Подобно лучу света, прорывающемуся сквозь темные тучи, прозвучал для Крейслера голос Юлии. «Я должна, – сказала она, – я должна еще что-нибудь спеть, милый Крейслер, меня не отпускают. Я хотела бы, пожалуй, попробовать тот прелестный, красивый дуэт, который вы принесли мне в последний раз!» – «Вы не вправе отказать в этом, – вмешалась Бенцон. – Вы не вправе отказывать в этом моей Юлии, милый капельмейстер, садитесь за рояль!»
Крейслер, который был не в силах произнести ни слова, сел за рояль, взял первые аккорды дуэта, как будто захваченный и оглушенный неким странным чувством; Юлия начала: «Ah che mi manca l’anima in si fatal momento…»[36]
Следует сказать, что слова этого дуэта, составленные в обычной итальянской манере, описывали попросту расставание любящих и что с «momento» рифмовались «sento» и «tormento»; что, так же как и в сотне других дуэтов подобного рода, не ощущалось недостатка ни в «Abbi pietade, о cielo»[37], ни в «pena di morir»[38]. Однако Крейслер положил эти слова на музыку в миг высочайшего душевного восторга, и он сделал это с таким пылом, что при исполнении этого дуэта всякий, кого небеса наделили сносным слухом, должен был непременно увлечься. Сочинение это далеко превосходило самые страстные дуэты подобного рода, и так как Крейслер стремился только к высочайшему выражению этого мига, к величайшей выразительности, а вовсе не к тому, чтобы певице было совершенно приятно и удобно петь, то в интонационном смысле дуэт этот звучал вначале несколько тяжеловато. Поэтому Юлия начала робко, почти неуверенно, и Крейслер также вступил не лучшим образом. Вскоре, однако, голоса их устремились в мерцающую высь на волнах напева, будто блаженные белокрылые лебеди, то возносящиеся к облакам, то замирающие в сладостном любовном объятии, нисходя к стремительному потоку аккордов, пока глубокие вздохи не возвестили приближение гибели и пока последнее «addio» возгласом дикой боли не вырвалось, словно кровавый фонтан, хлынувший из растерзанной груди.Во всем кружке не было никого, кого бы не захватил глубоко этот дуэт, – у многих на глазах сверкали светлые слезы; что же до Бенцон, то она уверяла, что даже в театре во время какой-нибудь искусно представленной сцены прощания она ничего подобного не испытывала. Юлию и капельмейстера осыпали комплиментами, говорили об истинном вдохновении, которое снизошло на них, и восхваляли исполненное сочинение, пожалуй, даже больше, чем оно того заслуживало.

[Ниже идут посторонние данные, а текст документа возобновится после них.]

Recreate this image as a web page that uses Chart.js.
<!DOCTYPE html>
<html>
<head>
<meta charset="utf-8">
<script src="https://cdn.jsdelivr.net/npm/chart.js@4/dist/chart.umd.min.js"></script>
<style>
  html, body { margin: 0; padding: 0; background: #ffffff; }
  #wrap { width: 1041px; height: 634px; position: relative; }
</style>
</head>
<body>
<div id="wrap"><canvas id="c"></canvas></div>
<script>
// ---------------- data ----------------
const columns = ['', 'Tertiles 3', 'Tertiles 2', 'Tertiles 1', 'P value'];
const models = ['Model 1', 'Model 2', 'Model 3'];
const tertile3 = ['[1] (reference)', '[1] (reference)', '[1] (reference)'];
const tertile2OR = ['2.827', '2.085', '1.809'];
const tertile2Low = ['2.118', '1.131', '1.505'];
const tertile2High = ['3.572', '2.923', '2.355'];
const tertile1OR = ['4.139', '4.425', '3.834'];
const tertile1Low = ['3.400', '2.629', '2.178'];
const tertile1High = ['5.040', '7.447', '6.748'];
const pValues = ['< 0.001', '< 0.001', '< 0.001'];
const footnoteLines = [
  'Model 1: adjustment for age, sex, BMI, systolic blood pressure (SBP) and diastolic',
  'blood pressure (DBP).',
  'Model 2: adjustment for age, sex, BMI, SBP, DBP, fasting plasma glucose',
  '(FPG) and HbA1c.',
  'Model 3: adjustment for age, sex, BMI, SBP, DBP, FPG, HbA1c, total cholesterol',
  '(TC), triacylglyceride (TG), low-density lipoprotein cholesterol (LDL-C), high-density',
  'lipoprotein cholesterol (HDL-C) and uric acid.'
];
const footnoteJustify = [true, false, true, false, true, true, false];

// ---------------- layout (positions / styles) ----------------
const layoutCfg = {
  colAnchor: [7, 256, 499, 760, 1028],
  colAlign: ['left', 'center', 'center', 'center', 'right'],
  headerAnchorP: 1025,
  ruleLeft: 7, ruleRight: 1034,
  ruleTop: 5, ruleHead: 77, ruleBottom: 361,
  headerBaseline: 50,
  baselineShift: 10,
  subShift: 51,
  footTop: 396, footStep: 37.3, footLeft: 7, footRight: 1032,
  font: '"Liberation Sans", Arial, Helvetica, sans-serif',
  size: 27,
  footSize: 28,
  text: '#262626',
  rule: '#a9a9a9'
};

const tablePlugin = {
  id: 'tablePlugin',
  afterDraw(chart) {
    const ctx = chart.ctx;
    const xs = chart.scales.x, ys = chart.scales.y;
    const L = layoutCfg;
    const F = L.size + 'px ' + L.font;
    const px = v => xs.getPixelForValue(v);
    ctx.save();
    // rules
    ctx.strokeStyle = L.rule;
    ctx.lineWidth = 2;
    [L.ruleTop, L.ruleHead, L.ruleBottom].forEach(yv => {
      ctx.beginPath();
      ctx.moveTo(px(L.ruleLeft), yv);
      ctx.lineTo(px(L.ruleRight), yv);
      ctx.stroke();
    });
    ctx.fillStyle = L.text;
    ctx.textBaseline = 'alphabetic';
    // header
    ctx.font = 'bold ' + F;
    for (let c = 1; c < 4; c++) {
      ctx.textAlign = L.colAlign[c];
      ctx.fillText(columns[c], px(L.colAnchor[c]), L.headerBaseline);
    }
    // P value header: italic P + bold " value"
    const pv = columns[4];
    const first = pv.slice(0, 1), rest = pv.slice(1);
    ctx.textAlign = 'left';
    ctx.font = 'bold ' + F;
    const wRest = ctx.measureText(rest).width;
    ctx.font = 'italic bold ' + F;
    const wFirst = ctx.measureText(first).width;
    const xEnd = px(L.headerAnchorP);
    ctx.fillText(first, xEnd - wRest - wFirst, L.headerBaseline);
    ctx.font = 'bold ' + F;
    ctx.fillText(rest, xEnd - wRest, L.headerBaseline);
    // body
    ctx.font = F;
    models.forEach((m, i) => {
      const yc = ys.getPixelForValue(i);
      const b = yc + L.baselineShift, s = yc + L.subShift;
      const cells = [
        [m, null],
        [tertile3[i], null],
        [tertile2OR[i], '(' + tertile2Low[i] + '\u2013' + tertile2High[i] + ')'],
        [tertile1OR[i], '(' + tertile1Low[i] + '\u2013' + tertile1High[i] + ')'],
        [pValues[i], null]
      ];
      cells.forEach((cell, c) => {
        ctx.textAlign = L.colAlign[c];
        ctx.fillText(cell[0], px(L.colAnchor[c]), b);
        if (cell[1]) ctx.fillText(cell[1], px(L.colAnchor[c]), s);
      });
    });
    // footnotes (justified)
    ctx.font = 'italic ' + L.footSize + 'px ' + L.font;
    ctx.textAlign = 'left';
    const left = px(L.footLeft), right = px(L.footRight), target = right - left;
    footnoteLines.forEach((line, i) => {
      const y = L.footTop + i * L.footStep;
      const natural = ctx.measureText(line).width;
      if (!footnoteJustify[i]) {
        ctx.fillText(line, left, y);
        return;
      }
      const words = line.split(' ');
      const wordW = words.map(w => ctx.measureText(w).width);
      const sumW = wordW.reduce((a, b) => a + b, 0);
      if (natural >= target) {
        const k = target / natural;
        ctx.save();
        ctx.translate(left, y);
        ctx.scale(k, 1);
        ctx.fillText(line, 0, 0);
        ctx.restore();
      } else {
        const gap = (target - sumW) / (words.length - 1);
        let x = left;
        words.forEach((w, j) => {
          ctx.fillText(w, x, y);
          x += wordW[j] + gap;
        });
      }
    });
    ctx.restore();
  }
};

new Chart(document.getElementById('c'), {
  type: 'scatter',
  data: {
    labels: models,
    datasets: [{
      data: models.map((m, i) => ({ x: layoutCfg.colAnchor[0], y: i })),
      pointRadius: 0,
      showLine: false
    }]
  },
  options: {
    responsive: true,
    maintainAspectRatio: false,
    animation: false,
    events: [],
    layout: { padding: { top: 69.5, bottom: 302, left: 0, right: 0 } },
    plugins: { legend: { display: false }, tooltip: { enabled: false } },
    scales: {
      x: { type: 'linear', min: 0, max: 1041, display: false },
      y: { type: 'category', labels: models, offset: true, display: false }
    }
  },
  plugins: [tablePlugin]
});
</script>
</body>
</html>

Во время пения, кажется, было все же замечено внутреннее волнение принцессы Гедвиги, несмотря на то что она старалась казаться спокойной и даже вообще пыталась скрыть свое внимание к происходящему. Рядом с ней сидела молоденькая придворная дама, краснощекая, равно расположенная и рыдать и смеяться; принцесса Гедвига что-то говорила ей, но, впрочем, ей не удалось получить от фрейлины какого-либо другого ответа, кроме отрывочных слов, произнесенных в страхе перед придворными приличиями. Однако и Бенцон, сидевшей с другой стороны, принцесса шептала все те же безразличные вещи, как будто она вовсе не слушает дуэта; Бенцон же со свойственной ей строгостью попросила ее милостивую светлость воздержаться от дальнейшей беседы впредь до окончания дуэта. Теперь, однако, принцесса заговорила иначе, все лицо ее запылало, глаза сверкали, голос ее звучал так громко, что заглушил комплименты всех присутствующих. «Да будет также и мне теперь позволено высказать свое мнение. Я признаю, что дуэт как сочинение представляет собой известную ценность, что моя Юлия великолепно пела, но правильно ли, верно ли, что в уютном кружке, где превыше всего следует ставить радушие и развлечение, где музыка и речь должны струиться, как сладко журчащий ручей среди цветочных клумб, правильно ли, что нам тут исполняют столь экстравагантные мелодии? Они ведь так терзают душу, впечатление от них настолько сильно, что нам лишь с величайшим трудом удается его развеять? Я старалась не слушать, старалась не впускать в грудь свою дикую боль преисподней, которую Крейслер со свойственной ему иронией, легко уязвляющей нашу чуткую душу, воплотил в звуках, но никто не разделял моего страха. Я охотно выставляю напоказ свои слабости, чтобы вы, как обычно, посмеялись над ними, господин капельмейстер, я охотно признаю́, что неприятное впечатление, произведенное вашим дуэтом, сделало меня совершенно больной. Но неужели же не было Чимарозы или Паизиелло, чьи сочинения писаны именно для увеселения общества?»